Setting up sample sets

Or: How do I get the initial conditions?

Path sampling methods such as TIS involving simultaneously sampling multiple path ensembles. This means that we need to not only know the trajectory, but which ensemble it came from. Because of this, OPS uses data objects Sample to associate a trajectory with an ensemble and SampleSet to collect multiple Sample instances.

For simulations such as PathSampling, you must provide a SampleSet as initial conditions for the simulation. This document deals with several ways to associate trajectories with ensembles, assuming you’ve already generated a valid trajectory. See Getting an initial trajectory for details on generating the trajectory.

The following sections provide several options for how to get a SampleSet once you’ve obtained the relevant trajectories and have the ensemble objects (often contained in a TransitionNetwork that you’ve created). We’ll discuss the advantages and disadvantages of each approach.

Loading from a file

This is the easiest, and will probably be the one you want to use whenever possible.

storage = paths.Storage("myfile.nc", mode='r')
# often you'll want to load the state of the last-saved MC step:
final_step = storage.steps[-1]
sample_set = final_step.active

# alternatively, you might want a specific sample set you stored
sample_set = storage.sample_sets[42]  # if you know you want 42

This returns exactly the sample set that previous existed, including the connection to the previously-used ensembles. Although this is probably the best approach for most use cases, there are important situations where you would not us it:

If you don’t already have a file with OPS sample sets (chicken and egg, right?)
If you don’t want to associate the trajectories with the same ensembles as before. This might be because you’re changing the network that you’re sampling, e.g., using TPS trajectories as initial conditions for TIS, or changing the TIS network you’re using.

Using the move scheme

The move scheme knows the list of all ensembles that it might require for the first move, so you should use it to ensure that your sample set includes representatives for every ensemble. It can also take trajectories and associate them with ensembles. This is a good approach for creating initial conditions the first time you set up a simulation.

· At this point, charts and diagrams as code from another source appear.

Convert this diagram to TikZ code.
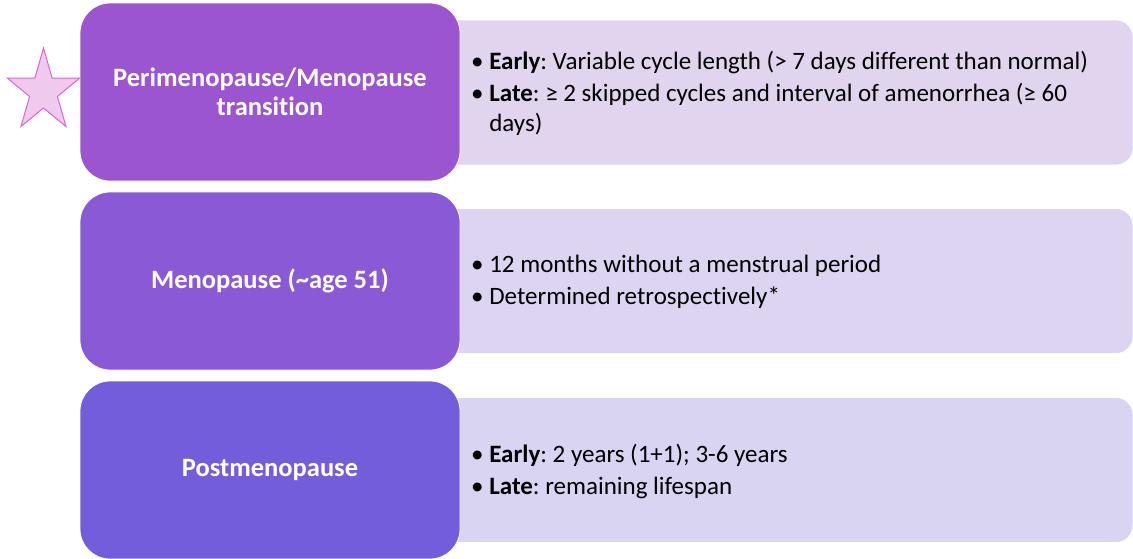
\documentclass[tikz,border=0pt]{standalone}
\usepackage{fontspec}
\setmainfont{Carlito}[Ligatures=NoCommon]
\definecolor{lA}{HTML}{9B55D1}
\definecolor{lB}{HTML}{8A5AD6}
\definecolor{lC}{HTML}{745DDA}
\definecolor{rA}{HTML}{E1D4EF}
\definecolor{rB}{HTML}{DDD4F1}
\definecolor{rC}{HTML}{D9D4F2}
\definecolor{starfill}{HTML}{F0C9EE}
\definecolor{stardraw}{HTML}{DE64CC}
\tikzset{
  leftbox/.style={rounded corners=30pt, minimum width=380pt, minimum height=178pt, draw=white, line width=0.8pt, text=white, align=center, font=\fontsize{26.5}{29}\selectfont\bfseries, inner sep=0pt},
  rightbox/.style={rounded corners=17pt, minimum width=713pt, minimum height=145pt, draw=white, line width=0.8pt, inner sep=0pt},
  bullets/.style={anchor=west, align=left, text=black, font=\fontsize{25}{30}\selectfont, inner sep=0pt}
}
\newcommand{\bul}{•\ }
\newcommand{\ind}{\phantom{•\ }}
\frenchspacing
\begin{document}
\begin{tikzpicture}[x=1pt,y=-1pt]
\useasboundingbox (0,0) rectangle (1133,558);
% right boxes
\node[rightbox, fill=rA] (R1) at (776.5,92.5) {};
\node[rightbox, fill=rB] (R2) at (776.5,281) {};
\node[rightbox, fill=rC] (R3) at (776.5,470) {};
% left boxes
\node[leftbox, fill=lA] (L1) at (270,92) {Perimenopause/Menopause\\transition};
\node[leftbox, fill=lB] (L2) at (270,281) {Menopause (\textasciitilde age 51)};
\node[leftbox, fill=lC] (L3) at (270,470) {Postmenopause};
% texts
\node[bullets] (T1) at (471,93) {\bul\textbf{Early}: Variable cycle length (> 7 days different than normal)\\[2pt]
\bul\textbf{Late}: ≥ 2 skipped cycles and interval of amenorrhea (≥ 60\\
\ind days)};
\node[bullets] (T2) at (471,282) {\bul 12 months without a menstrual period\\[2pt]
\bul Determined retrospectively*};
\node[bullets] (T3) at (471,471) {\bul\textbf{Early}: 2 years (1+1); 3-6 years\\[2pt]
\bul\textbf{Late}: remaining lifespan};
% star
\draw[fill=starfill, draw=stardraw, line width=1pt, line join=miter]
  (43.5,48) -- (52.1,78) -- (79.8,78) -- (57.4,96.5) -- (66,126.5) -- (43.5,108)
  -- (21,126.5) -- (29.6,96.5) -- (7.2,78) -- (34.9,78) -- cycle;
\end{tikzpicture}
\end{document}
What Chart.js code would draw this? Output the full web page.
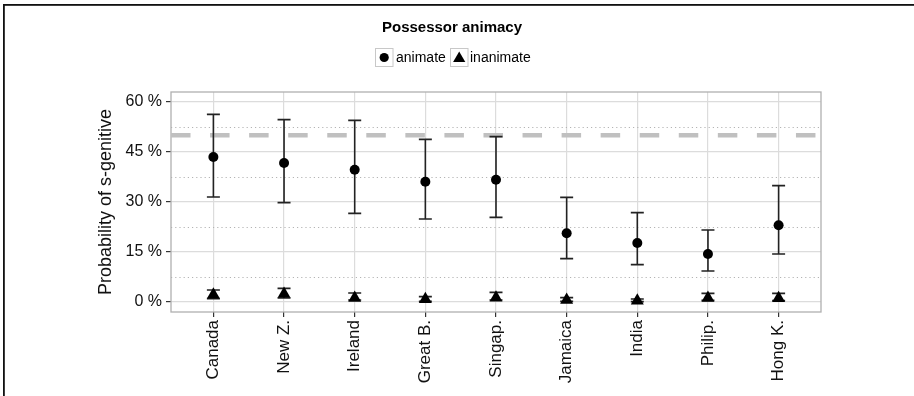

# scheme is a MoveScheme object
# trajectories is a trajectory or list of trajectories
sample_set = scheme.initial_conditions_from_trajectories(trajectories)

This will also give some output on missing ensembles/extra ensembles. Ensembles are considered “missing” if they might be required as input for the move scheme, but they don’t have a trajectory associated with them in the sample set. Ensembles are considered “extra” if they have a representative in the sample set, but can’t be used by the move scheme (not possible in this setup process).

Aside: Sanity checks

There are a few ways to make sure that your sample set is reasonable for your simulation. OPS will automatically run these before running a path sampling simulation, but you can check them yourself. Note that they function based on assert statements, so this won’t work if you disable asserts with python -O.

# assert that each trajectory can be in the associated ensemble
sample_set.sanity_check()

# assert that the sample set has the right ensembles represented to be
# initial conditions for the move scheme
scheme.assert_inital_conditions(sample_set)

Other approaches for sample sets

The first two use cases, loading from a file and using the move scheme’s initial_conditions_from_trajectories method, will probably meet nearly all of your needs. However, there are a few other approaches. These are legacy approaches that existed before the more general and simpler approaches were fully stabilized, but they might still be useful.

Mapping equivalent ensembles

All objects in OpenPathSampling have a unique universal identifier (UUID) that gets set when they are created. However, it is possible to create two objects (e.g., two ensembles) that are equivalent, but do not share the same UUID. This would occur if you created the same ensemble in two different networks (e.g., by creating a new network with fewer ensembles than the original one).

sample_set = paths.SampleSet.translate_ensembles(old_sample_set, new_ensembles)

The main use case where this would make more sense than using the move scheme would be if you wanted to ensure that the ensembles for each trajectory was preserved, e.g., continuing a simulation with a modified network. However, be aware that there’s no guarantee that the analysis tools will correctly handle data that combines results from both networks.

Manually matching trajectories and ensembles

Of course, you can always manually create samples, and put them into a sample set:

samp0 = paths.Sample(replica=0, trajectory=traj0, ensemble=ens0)
samp1 = paths.Sample(replica=1, trajectory=traj1, ensemble=ens1)
...
sampN = paths.Sample(replica=N, trajectory=trajN, ensemble=ensN)
sample_set = paths.SampleSet([samp0, samp1, ..., sampN])

In all cases, we strongly recommend that you double check the correctness of the sample set using the sanity checks listed above as soon as you’ve created the sample sets. This can save later confusion.